Charley Brown and the Rocky Mountain News will be divorcing the Iron Chef and Shopzilla under a plan put forward Tuesday by media company E.W. Scripps.
The board of E.W.Scripps has approved a proposal to spin off its national cable networks and online properties such as the Food Network and uSwitch.com into the new Scripps Networks Interactive, while retaining its newspapers and local TV stations under the current corporate umbrella.
Wall Street has pushed media companies to disperse the “dark cloud” of print journalism as a means of unlocking the value of faster-growing cable and online franchises. Investors cheered the news, pushing up shares of E.W. Scripps $3.10, or 7.3 percent, to $45.38 in afternoon trading.
Edward Atorino, an analyst at The Benchmark Company, noted that Scripps is not the first to separate its faster-growing broadcast and online businesses from newspapers.
“It gives stockholders relief from the dark cloud of traditional media,” he said.
In January, The New York Times Company agreed to sell its nine local TV stations to private equity player Oak Hill Capital Partners for $575 million. On October 1, the Belo Group announced it was splitting into two companies, one for its newspaper properties and the other for its broadcast group.

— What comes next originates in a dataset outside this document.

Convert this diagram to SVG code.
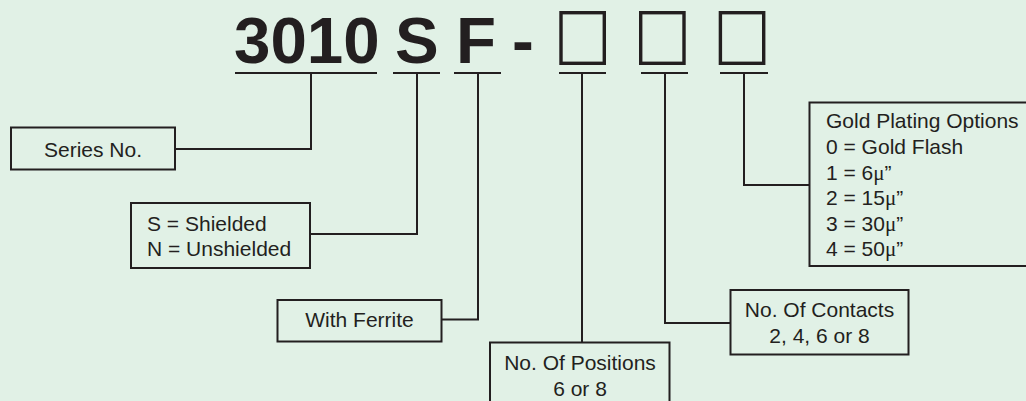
<svg xmlns="http://www.w3.org/2000/svg" width="1026" height="401" viewBox="0 0 1026 401">
<style>
.t{font-family:"Liberation Sans",Arial,sans-serif;font-size:21px;fill:#231f20}
.c{text-anchor:middle}
.mu{font-family:"Liberation Serif","Times New Roman",serif}
.h{font-family:"Liberation Sans",Arial,sans-serif;font-size:65.5px;font-weight:bold;fill:#231f20}
.box{fill:none;stroke:#231f20;stroke-width:2}
.sq{fill:none;stroke:#231f20;stroke-width:3.4}
.ln{fill:none;stroke:#231f20;stroke-width:2}
</style>
<rect width="1026" height="401" fill="#e1f1e6"/>
<g id="title">
<text class="h" x="234" y="63">3010</text>
<text class="h" x="395" y="63">S</text>
<text class="h" x="456" y="63">F</text>
<text class="h" x="512" y="63">-</text>
<rect class="sq" x="561" y="12.7" width="43.3" height="50.6"/>
<rect class="sq" x="640.7" y="12.7" width="43.3" height="50.6"/>
<rect class="sq" x="720.4" y="12.7" width="43.3" height="50.6"/>
</g>
<g id="connectors">
<path class="ln" d="M235 73H377M393 73H440M454 73H501M559 73H606M641 73H688M720 73H768"/>
<path class="ln" d="M175 149H311V73"/>
<path class="ln" d="M310 234H417V73"/>
<path class="ln" d="M441.5 319.5H478V73"/>
<path class="ln" d="M582 342V73"/>
<path class="ln" d="M730 323H665V73"/>
<path class="ln" d="M809 185H744V73"/>
</g>
<g id="series">
<rect class="box" x="11" y="127.5" width="164" height="42"/>
<text class="t c" x="93" y="157">Series No.</text>
</g>
<g id="shield">
<rect class="box" x="131" y="203" width="179" height="65"/>
<text class="t" x="147" y="231">S = Shielded</text>
<text class="t" x="147" y="256">N = Unshielded</text>
</g>
<g id="ferrite">
<rect class="box" x="277.5" y="300" width="164" height="41.5"/>
<text class="t c" x="359.5" y="327">With Ferrite</text>
</g>
<g id="positions">
<rect class="box" x="490" y="342.5" width="179.5" height="70"/>
<text class="t c" x="580" y="370">No. Of Positions</text>
<text class="t c" x="580" y="396">6 or 8</text>
</g>
<g id="contacts">
<rect class="box" x="730.5" y="290" width="178" height="64.5"/>
<text class="t c" x="819.5" y="317">No. Of Contacts</text>
<text class="t c" x="819.5" y="343">2, 4, 6 or 8</text>
</g>
<g id="gold">
<rect class="box" x="809.5" y="102.5" width="230" height="163.5"/>
<text class="t" x="826" y="127.5">Gold Plating Options</text>
<text class="t" x="826" y="153.5">0 = Gold Flash</text>
<text class="t" x="826" y="179.5">1 = 6<tspan class="mu">μ</tspan>”</text>
<text class="t" x="826" y="205">2 = 15<tspan class="mu">μ</tspan>”</text>
<text class="t" x="826" y="231">3 = 30<tspan class="mu">μ</tspan>”</text>
<text class="t" x="826" y="256">4 = 50<tspan class="mu">μ</tspan>”</text>
</g>
</svg>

The new publicly traded Scripps Interactive Networks will include HGTV, Food Network, DIY Network, the Fine Living Television Network, Great American Country, and their online businesses as well as shopping search engine Shopzilla and uSwitch, a web site designed to help customers switch their utility services like phone and television companies.
Current E.W. Scripps Chief Executive Kenneth Lowe is projected to become the CEO of that company, whose businesses have 2,100 employees and annual revenues of about $1.4 billion.
Questions immediately arose about the future of uSwitch, based in the United Kingdom, and Shopzilla, which competes against comparison-shopping search engines like PriceGrabber, Shopping.com, and Google’s Product Search.
In a conference call, Mr. Lowe hinted that Shopzilla and uSwitch might not fit with the rest of the new company’s properties.
“As far as Shopzilla and uSwitch, I think it gives us an opportunity to look a lot harder at those businesses and how they fit overall into our interactive strategy,” he said. Cincinnati-based Scripps bought Shopzilla for $525 million in 2005 and paid $366 for uSwitch in 2006.
Both online units have had a “substantial shortfall” in performance in recent months, Mr. Atorino said, perhaps making them eligible for a spot on the Scripps DIY (Do It Yourself) Network. “They’ve become fixer-uppers,” he added.
The remaining company, E.W. Scripps, with 10 local TV stations, newspapers in 17 markets, and a feature syndication business that is the home of Dilbert and Peanuts character Charlie Brown, is slated to be led by Rich Boehne, current executive vice president and chief operating officer of the combined company. That company has revenue of about $1.1 billion and 7,100 employees.
The spin-off is expected to take place as a tax-free stock dividend to shareholders in the second quarter of 2008.